Les usines françaises, comme la production italienne de Fiat d’ailleurs, se retrouvent confrontées au dilemme de devoir produire cher des véhicules qui doivent être vendus (relativement) bon marché, l’image et la structuration des gammes de PSA mais surtout de Renault ne permettant pas de faire accepter par le client le moindre surcoût pour cause de « made in France », surtout hors de l’Hexagone… Certes, Citroën tente de monter en gamme avec sa ligne DS pour pouvoir vendre plus cher. Mais, l’opération n’est pas encore vraiment rentable, selon les observateurs.
II s’agit pour Renault et PSA d’améliorer le temps d’utilisation de l’outil industriel. La direction de Renault propose notamment la refonte des comptes épargne-temps. En cas d’accord, il n’y aura ni fermeture de site ni licenciement, assure l’ex-Régie, qui promet la mise en fabrication dans l’Hexagone de modèles de ses partenaires, en l’occurrence Nissan, trop à l’étroit dans son usine britannique de Sunderland, considérée comme la plus compétitive d’Europe.

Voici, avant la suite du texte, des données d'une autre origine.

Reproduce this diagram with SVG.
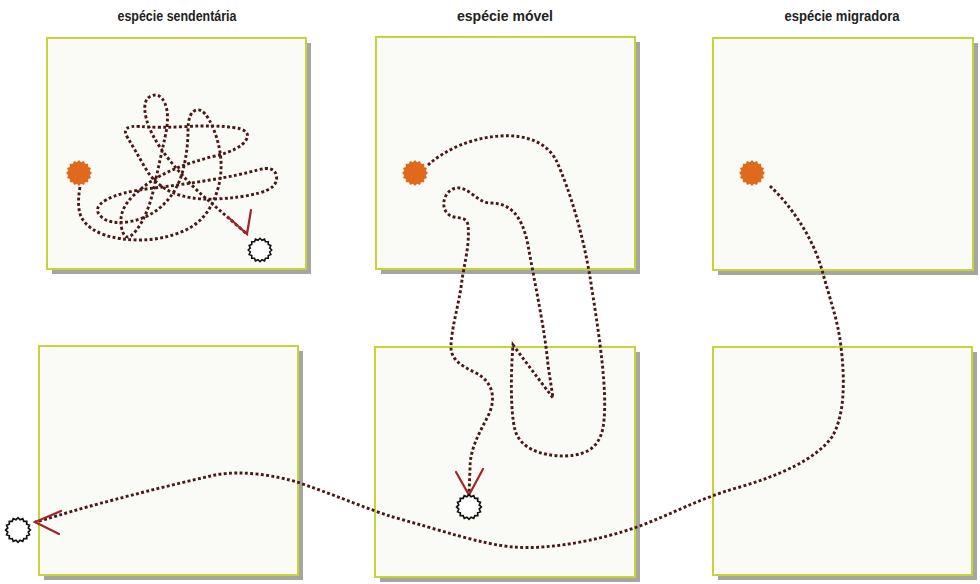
<svg xmlns="http://www.w3.org/2000/svg" width="980" height="584" viewBox="0 0 980 584">
<style>
.shadow{fill:#a6a6a0}
.box{fill:#fafbf6;stroke:#c6d43a;stroke-width:2}
.title{font-family:"Liberation Sans",Arial,sans-serif;font-weight:bold;font-size:15.5px;fill:#222;text-anchor:middle}
.trail{fill:none;stroke:#4a1818;stroke-width:2.9;stroke-dasharray:2.9 2.4}
.arrow{fill:none;stroke:#a3232a;stroke-width:2.2;stroke-linecap:round}
.start{fill:#e0691c}
.end{fill:#ffffff;stroke:#111;stroke-width:1.8}
</style>
<defs>
<polygon id="gear" points="13,0 10.79,2.15 12.01,4.97 9.15,6.11 9.19,9.19 6.11,9.15 4.97,12.01 2.15,10.79 0,13 -2.15,10.79 -4.97,12.01 -6.11,9.15 -9.19,9.19 -9.15,6.11 -12.01,4.97 -10.79,2.15 -13,0 -10.79,-2.15 -12.01,-4.97 -9.15,-6.11 -9.19,-9.19 -6.11,-9.15 -4.97,-12.01 -2.15,-10.79 0,-13 2.15,-10.79 4.97,-12.01 6.11,-9.15 9.19,-9.19 9.15,-6.11 12.01,-4.97 10.79,-2.15"/>
</defs>
<rect width="980" height="584" fill="#ffffff"/>

<g id="titles">
<text class="title" x="177" y="21" textLength="119" lengthAdjust="spacingAndGlyphs">espécie sendentária</text>
<text class="title" x="505" y="21" textLength="96" lengthAdjust="spacingAndGlyphs">espécie móvel</text>
<text class="title" x="842" y="21" textLength="115" lengthAdjust="spacingAndGlyphs">espécie migradora</text>
</g>

<g id="box-top-left"><rect class="shadow" x="52" y="43" width="259" height="231"/><rect class="box" x="47" y="38" width="259" height="231"/></g>
<g id="box-top-middle"><rect class="shadow" x="381" y="42" width="259" height="232"/><rect class="box" x="376" y="37" width="259" height="232"/></g>
<g id="box-top-right"><rect class="shadow" x="718" y="43" width="260" height="232"/><rect class="box" x="713" y="38" width="260" height="232"/></g>
<g id="box-bottom-left"><rect class="shadow" x="44" y="351" width="259" height="229"/><rect class="box" x="39" y="346" width="259" height="229"/></g>
<g id="box-bottom-middle"><rect class="shadow" x="380" y="352" width="260" height="230"/><rect class="box" x="375" y="347" width="260" height="230"/></g>
<g id="box-bottom-right"><rect class="shadow" x="718" y="352" width="259" height="228"/><rect class="box" x="713" y="347" width="259" height="228"/></g>

<g id="connectors">
<path id="trail-sedentary" class="trail" d="M80,187 Q76,210 83,220 Q90,230 105,235 Q120,240 140,240 Q160,240 180,232.5 Q200,225 210,207.5 Q220,190 221,170 Q222,150 213.5,129 Q205,108 196.5,110 Q188,112 188,131 Q188,150 183,170 Q178,190 164,204 Q150,218 130,221.5 Q110,225 101,216.5 Q92,208 106,200 Q120,192 150,188.5 Q180,185 210,180 Q240,175 257.5,170 Q275,165 276.5,176.5 Q278,188 259,193 Q240,198 215,199 Q190,200 172.5,192.5 Q155,185 145,167.5 Q135,150 127.5,137.5 Q120,125 140,126.5 Q160,128 187.5,126.5 Q215,125 233.5,127.5 Q252,130 246,140 Q240,150 215,156 Q190,162 170,171 Q150,180 134,195 Q118,210 121.5,227.5 Q125,245 136.5,230 Q148,215 154,187.5 Q160,160 165,137.5 Q170,115 165,103.5 Q160,92 151,96 Q142,100 146,117.5 Q150,135 167.5,157.5 Q185,180 205,197.5 Q225,215 247,234"/>
<path id="trail-mobile" class="trail" d="M428,165 C445,150 470,138 500,136 C530,134 548,145 556,160 C570,190 585,240 592,290 C600,340 607,390 604,420 C602,445 590,455 565,456 C540,456 520,448 515,430 C510,410 511,370 513,345 L553,398 L548,365 C545,330 535,285 528,245 C522,215 510,203 490,203 C478,203 468,186 456,188 C445,190 440,205 447,213 C454,221 466,214 468,225 C470,245 464,265 462,280 C459,305 452,325 451,345 C450,360 462,366 476,373 C493,382 496,398 489,414 C480,432 470,448 470,468 L469,495"/>
<path id="trail-migratory" class="trail" d="M770,186 C790,205 812,235 822,270 C830,300 838,320 841,347 C845,380 845,415 832,437 C815,460 780,475 740,487 C700,498 670,515 637,527 C600,540 550,550 513,547 C480,544 440,530 393,517 C370,510 340,497 300,483 C275,475 240,470 215,475 C170,485 120,498 87,507 C65,513 48,519 35,522"/>
<path class="arrow" d="M228,217 L247,234 L251,210"/>
<path class="arrow" d="M456,472 L469,495 L483,469"/>
<path class="arrow" d="M61,511 L35,522 L59,534"/>
</g>

<g id="start-sedentary"><use href="#gear" class="start" transform="translate(79,173)"/></g>
<g id="start-mobile"><use href="#gear" class="start" transform="translate(415,173)"/></g>
<g id="start-migratory"><use href="#gear" class="start" transform="translate(752,173)"/></g>
<g id="end-sedentary"><use href="#gear" class="end" transform="translate(260,250) scale(0.9)"/></g>
<g id="end-mobile"><use href="#gear" class="end" transform="translate(469,507) scale(0.95)"/></g>
<g id="end-migratory"><use href="#gear" class="end" transform="translate(18,530) scale(0.95)"/></g>
</svg>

La question des coûts est lancinante. N’oublions pas que la situation financière périlleuse d’un PSA est due… en partie à sa trop grande localisation en France, où sont encore assemblés 35 % de ses modèles, contre 17,5 % pour Renault. La très grande majorité des organes mécaniques de PSA est en outre fabriquée dans l’Hexagone. Certes, on arguera que Toyota produit bien des petites Yaris en France, mais les moteurs diesel et boîtes de vitesses de la citadine nippone viennent de Pologne, les moteurs à essence de Grande-Bretagne. Et le site de Valenciennes lui-même est une usine moderne avec du personnel jeune. D’où une prime à la compétitivité, par rapport aux vieux sites historiques de PSA ou de Renault.
8260 suppressions de postes envisagées chez Renault d’ici 2016
Dans ce contexte, la production de Renault et PSA en France aura dégringolé, sur les neuf premiers mois de 2012, de 18,2 % chez Renault, de 11 % chez PSA. La production auto en France de Renault et PSA pris ensemble a globalement été divisée par deux… par rapport à 2005 !
Ces chiffres sont d’autant plus mauvais que les constructeurs allemands, qui jouissent d’une meilleure flexibilité, ont diminué de 2,8 % seulement leur production outre-Rhin (voitures particulières seule, sur onze mois). Du coup, entre mai 2012 et mi-2014, 11 214 suppressions de postes sont envisagées chez PSA, dont les près de 3 000 salariés de l’usine d’Aulnay et 1 400 personnes à Rennes. La direction du groupe au losange veut, elle, 8 260 suppressions de postes d’ici à 2016, essentiellement via des départs naturels non remplacés. Triste bilan.